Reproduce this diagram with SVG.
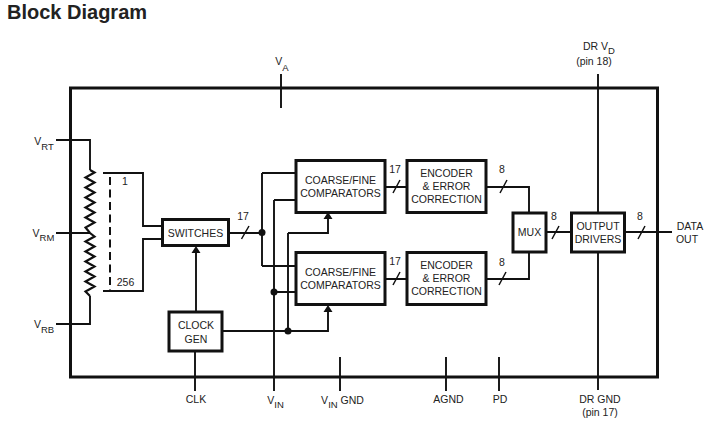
<svg xmlns="http://www.w3.org/2000/svg" width="711" height="422" viewBox="0 0 711 422">
<style>
text{font-family:"Liberation Sans",Arial,sans-serif;font-size:10.5px;fill:#222;text-anchor:middle}
.t{font-size:20px;font-weight:bold;text-anchor:start}
.sub{font-size:9.500px}
.b{fill:#fff;stroke:#111;stroke-width:3}
.l{fill:none;stroke:#111;stroke-width:1.9}
.o{fill:none;stroke:#111;stroke-width:3}
.d{fill:#111}
.a{fill:#111}
</style>
<rect width="711" height="422" fill="#fff"/>
<text class="t" x="7" y="19">Block Diagram</text>
<g id="chip"><rect class="o" x="70.500" y="88" width="587" height="289"/></g>
<g id="connectors">
<path class="l" d="M281 74V108M598 74V212M598 252V390M56 140H90V170M56 233H90M56 324H90V296"/>
<path class="l" style="stroke-width:2.200" d="M90 170L94.500 172.500L85.500 177.500L94.500 182.500L85.500 187.500L94.500 192.500L85.500 197.500L94.500 202.500L85.500 207.500L94.500 212.500L85.500 217.500L94.500 222.500L85.500 227.500L90 233L94.500 236.500L85.500 241.500L94.500 246.500L85.500 251.500L94.500 256.500L85.500 261.500L94.500 266.500L85.500 271.500L94.500 276.500L85.500 281.500L94.500 286.500L85.500 291.500L90 296"/>
<path class="l" d="M103 173H143V226H162M103 291H143V239H162"/>
<path class="l" stroke-dasharray="8 4.500" style="stroke-width:2" d="M110 177V290"/>
<path class="l" d="M229 233H262M262 173V266M262 173H296M262 266H296M274 200V391M274 200H296M274 292H296M288 233V331M288 233H328V218M222 331H328V311"/>
<path class="l" d="M196 311V252"/>
<path class="l" d="M385 187H407M385 279H407M486 187H529V213M486 279H529V252M546 232H571M625 232H672"/>
<path class="l" d="M195 351V391M340 357V391M446 357V391M499 357V391"/>
<path class="l" style="stroke-width:1.500" d="M241.500 239L249 226M393 193L400 180M393 285L400 272M500 193L507 180M499 285L506 272M552 239L559 226M638 239L645 226"/>
<path class="a" d="M196 246L191.500 253H200.500ZM328 212L323.500 219H332.500ZM328 305L323.500 312H332.500Z"/>
<circle class="d" cx="262" cy="232.500" r="3.500"/><circle class="d" cx="274" cy="292" r="3.500"/><circle class="d" cx="288" cy="331" r="3.500"/>
</g>
<g id="switches"><rect class="b" x="162.500" y="219.500" width="66" height="26"/><text x="195.500" y="236.500">SWITCHES</text></g>
<g id="clock-gen"><rect class="b" x="169" y="312" width="53" height="39"/><text x="196" y="328.500">CLOCK</text><text x="196" y="342.500">GEN</text></g>
<g id="comparators-top"><rect class="b" x="296" y="160.500" width="89" height="52"/><text x="340.500" y="184">COARSE/FINE</text><text x="340.500" y="197">COMPARATORS</text></g>
<g id="comparators-bottom"><rect class="b" x="296" y="252.500" width="89" height="52"/><text x="340.500" y="276">COARSE/FINE</text><text x="340.500" y="289">COMPARATORS</text></g>
<g id="encoder-top"><rect class="b" x="407" y="160.500" width="79" height="52"/><text x="446.500" y="177">ENCODER</text><text x="446.500" y="190">&amp; ERROR</text><text x="446.500" y="203">CORRECTION</text></g>
<g id="encoder-bottom"><rect class="b" x="407" y="252.500" width="79" height="52"/><text x="446.500" y="269">ENCODER</text><text x="446.500" y="282">&amp; ERROR</text><text x="446.500" y="295">CORRECTION</text></g>
<g id="mux"><rect class="b" x="513" y="213" width="33" height="39"/><text x="529.500" y="236">MUX</text></g>
<g id="output-drivers"><rect class="b" x="571.500" y="213" width="53" height="39"/><text x="598" y="230">OUTPUT</text><text x="598" y="243">DRIVERS</text></g>
<g id="labels">
<text x="282" y="65">V<tspan class="sub" dy="5.500">A</tspan></text>
<text x="599" y="50">DR V<tspan class="sub" dy="4">D</tspan></text>
<text x="594" y="65">(pin 18)</text>
<text x="44" y="145">V<tspan class="sub" dy="4.500">RT</tspan></text>
<text x="43.500" y="237">V<tspan class="sub" dy="4">RM</tspan></text>
<text x="44" y="328">V<tspan class="sub" dy="4.500">RB</tspan></text>
<text x="125" y="185">1</text>
<text x="125.500" y="286">256</text>
<text x="243" y="220">17</text><text x="395" y="173">17</text><text x="395" y="265">17</text>
<text x="502" y="173">8</text><text x="502" y="266">8</text><text x="554" y="220">8</text><text x="640" y="220">8</text>
<text x="690" y="230">DATA</text><text x="687" y="243">OUT</text>
<text x="196" y="403">CLK</text>
<text x="275.500" y="404">V<tspan class="sub" dy="4">IN</tspan></text>
<text x="342.500" y="404">V<tspan class="sub" dy="4">IN</tspan><tspan dy="-4"> GND</tspan></text>
<text x="448.500" y="403">AGND</text>
<text x="500" y="403">PD</text>
<text x="600" y="403">DR GND</text>
<text x="600" y="416">(pin 17)</text>
</g>
</svg>
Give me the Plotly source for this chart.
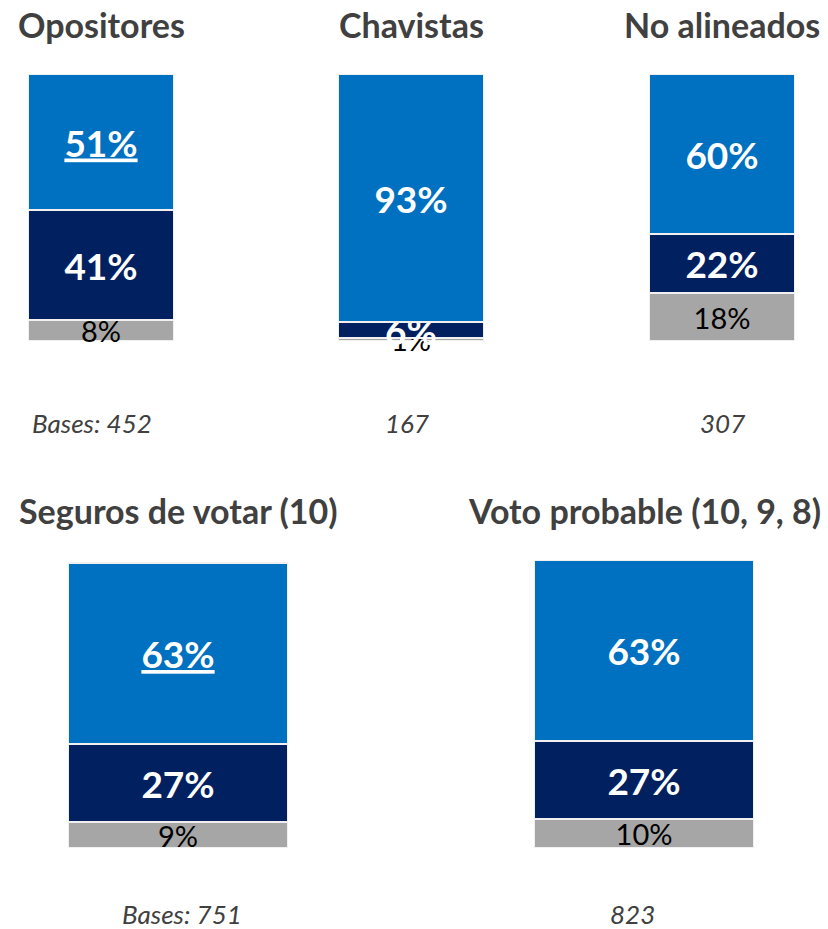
import plotly.graph_objects as go

# panels and stacked shares (bottom segment -> top segment)
panels = ["Opositores", "Chavistas", "No alineados", "Seguros de votar (10)", "Voto probable (10, 9, 8)"]
top_vals = [51, 93, 60, 63, 63]
mid_vals = [41, 6, 22, 27, 27]
low_vals = [8, 1, 18, 9, 10]
bases = ["Bases: 452", "167", "307", "Bases: 751", "823"]
underlined = [True, False, False, True, False]

W, H = 828, 929
FONT = "Lato"
TXT = "#404040"

# pixel boxes of each panel (x0, x1, y_top, y_bottom)
boxes = [(28, 174, 74, 341), (338, 484, 74, 341), (649, 795, 74, 341),
         (68, 288, 560, 848), (534, 754, 560, 848)]
title_y = [24, 24, 24, 511, 511]
base_y = [423, 423, 423, 914, 914]
base_x = [92, 407, 722, 182, 632]

fig = go.Figure()

for i, name in enumerate(panels):
    n = "" if i == 0 else str(i + 1)
    xa, ya = "x" + n, "y" + n
    segs = [
        (low_vals[i], "#A6A6A6", "black", "normal", False),
        (mid_vals[i], "#002060", "white", "bold", False),
        (top_vals[i], "#0070C0", "white", "bold", underlined[i]),
    ]
    for val, color, tcol, weight, ul in segs:
        label = f"{val}%"
        if ul:
            label = f"<u>{label}</u>"
        size = 37 if weight == "bold" else 29
        fig.add_trace(go.Bar(
            x=[name], y=[val], xaxis=xa, yaxis=ya,
            marker=dict(color=color, line=dict(color="#f0f0f0", width=2)),
            text=[label], textposition="inside", insidetextanchor="middle",
            constraintext="none", textangle=0, cliponaxis=False,
            textfont=dict(family=FONT, size=size, color=tcol, weight=weight),
            showlegend=False, hoverinfo="skip",
        ))

    x0, x1, yt, yb = boxes[i]
    fig.layout[("xaxis" + n)] = dict(domain=[x0 / W, x1 / W], visible=False,
                                     anchor=ya, fixedrange=True)
    fig.layout[("yaxis" + n)] = dict(domain=[1 - yb / H, 1 - yt / H], range=[0, 100],
                                     visible=False, anchor=xa, fixedrange=True)

    fig.add_annotation(text=f"<b>{name}</b>", xref="paper", yref="paper",
                       x=(x0 + x1) / 2 / W, y=1 - title_y[i] / H,
                       xanchor="center", yanchor="middle", showarrow=False,
                       font=dict(family=FONT, size=34, color=TXT))
    fig.add_annotation(text=f"<i>{bases[i]}</i>", xref="paper", yref="paper",
                       x=base_x[i] / W, y=1 - base_y[i] / H,
                       xanchor="center", yanchor="middle", showarrow=False,
                       font=dict(family=FONT, size=26, color=TXT))

fig.update_layout(
    width=W, height=H, barmode="stack", bargap=0,
    margin=dict(l=0, r=0, t=0, b=0),
    paper_bgcolor="white", plot_bgcolor="white",
)

fig.write_html("out.html", config={"displayModeBar": False},
               post_script="document.body.style.margin='0';document.body.style.overflow='hidden';")
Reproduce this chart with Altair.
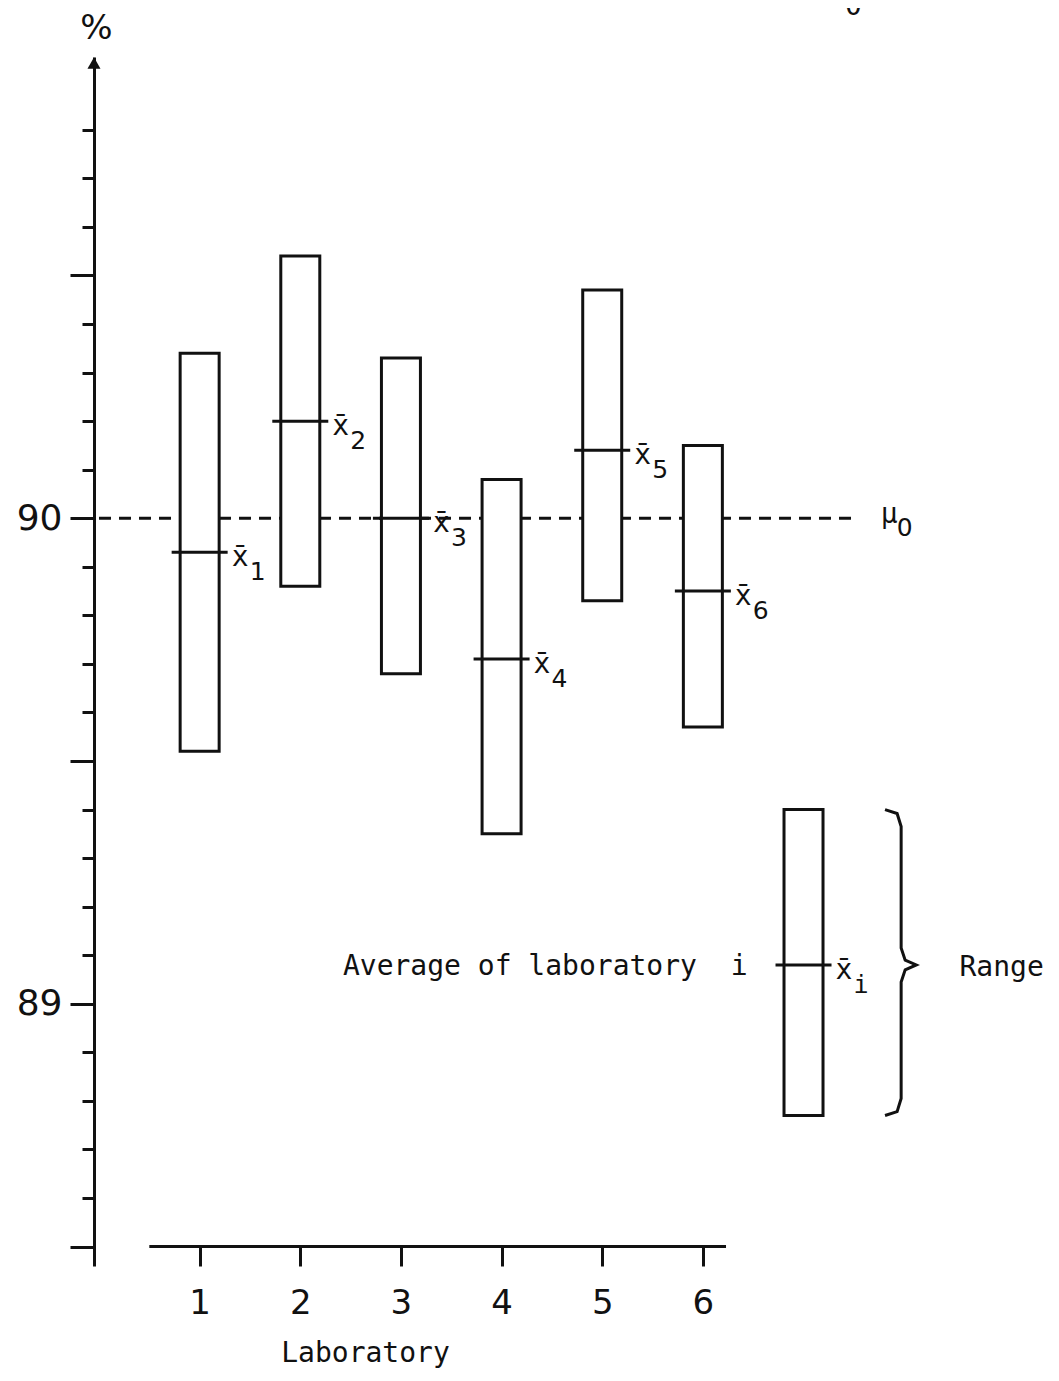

···

Pull out every line in the data above that has the word "chart".

Give me the Plotly source for this chart.
Reproduce this chart with Altair.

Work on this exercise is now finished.